The Age’s Jim Schembri thinks it lovely but a bit too long, writing:
IN WHAT has to be the most hyped and self-consciously local film since 1984’s The Man From Snowy River, the anxiously anticipated Australia is not a bad film. But it’s far from a great one, and certainly not one destined to be a classic.
That’s not to say it won’t be popular, possibly wildly so. The film has broad appeal, particularly to the chick-flick market, with its sweeping, overlong melodramatic saga about cattle drives, the stolen generations, the bombing of Darwin and Hugh Jackman’s abs. The story involves a prissy English woman (Nicole Kidman) who, with the help of a stockman known enigmatically as “The Drover” (Jackman), tries saving her troubled cattle station from a greedy cattleman (Bryan Brown) and his evil relative (David Wenham).

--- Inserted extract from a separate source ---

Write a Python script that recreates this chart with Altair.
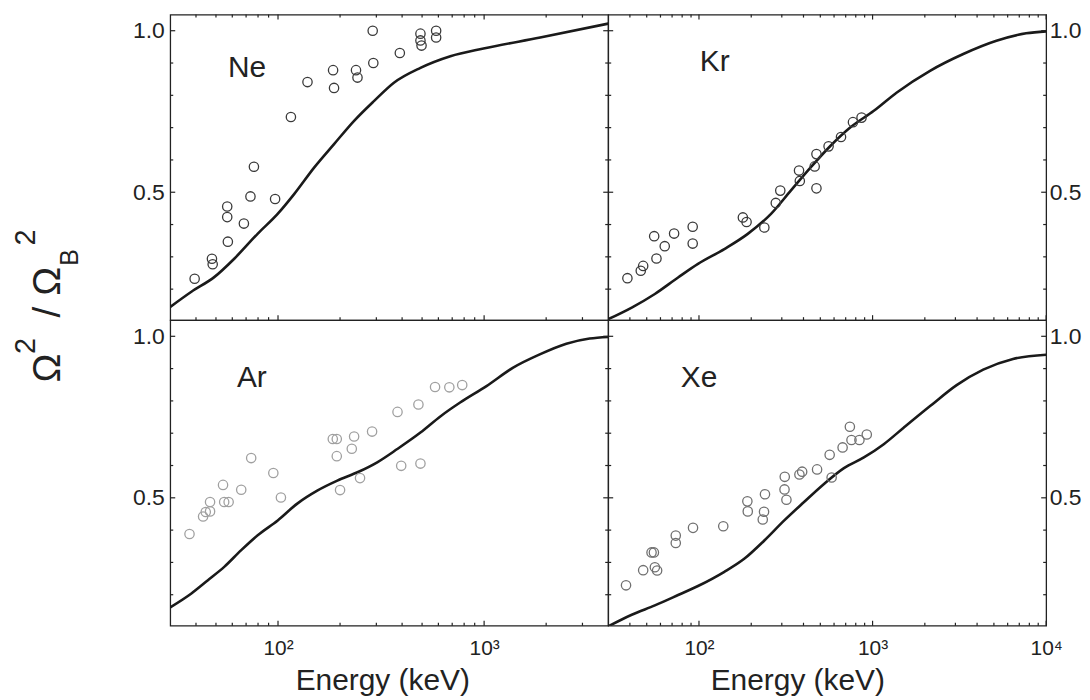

Blended into the tale is the touching story of a little boy of mixed blood, who serves as a symbol for the stolen generations and racism.
The film is fine, and never boring but, boy, is it overlong. At a mammoth 165 minutes it feels too much like a work-in-progress. There is a lot of narrative flab and longueurs in the first two hours and the film often has the pace of a steamroller with engine trouble.
Meanwhile, this review is the flipside, suggesting a winner waiting to spring, “HE SET himself an enormous challenge, but Baz Luhrmann has pulled off an incredible film in Australia.”